When controlling for these factors, the number of polling places per AD significantly affects voter turnout (p>> 0.05, R squared = 0.1979), with fewer polling places causing a decrease in voter turnout. With districts having anywhere between seven and 34 polling places, data show that thousands of voters could have been discouraged from voting in 2018 based on the fact that they live in a part of the city that the BOE has decided to place fewer polling places in.
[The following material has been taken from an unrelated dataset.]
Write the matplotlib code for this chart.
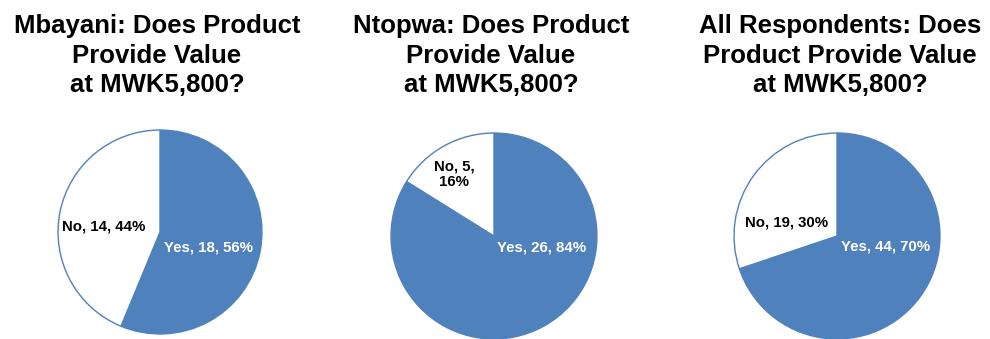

This regression analysis indicates a connection between the number of polling places and turnout, although the impact of race, income, and educational attainment on voter turnout behavior is absent from this analysis (none of these trends are measured at the AD level). These trends likely played a role in predicting average turnout in ADs across New York City much like they do in the rest of the country, and it would be valuable to understand how significant that impact is on the city’s elections. However, given the fact that polling place placement doesn’t seem to track with any of them consistently, this analysis remains a testament to the impact that the BOE procedure around polling places has had on voter behavior.
The current state of election administration in New York City paints a harrowing picture of the voting process. For the millions of New Yorkers who choose to vote in any given election, the process of casting their ballot may take hours or mere minutes, influenced in part by the decisions made by the BOE. These little-known choices about where to place polling places and how many people to assign to each have had a measurable impact on whether or not voters choose to wait despite the assortment of problems that polling places experience on election day, and their effects are irreversible. “Once an election is over, there is no remedy for the loss of votes that were never cast,” Chapman says. “There are no do-overs.”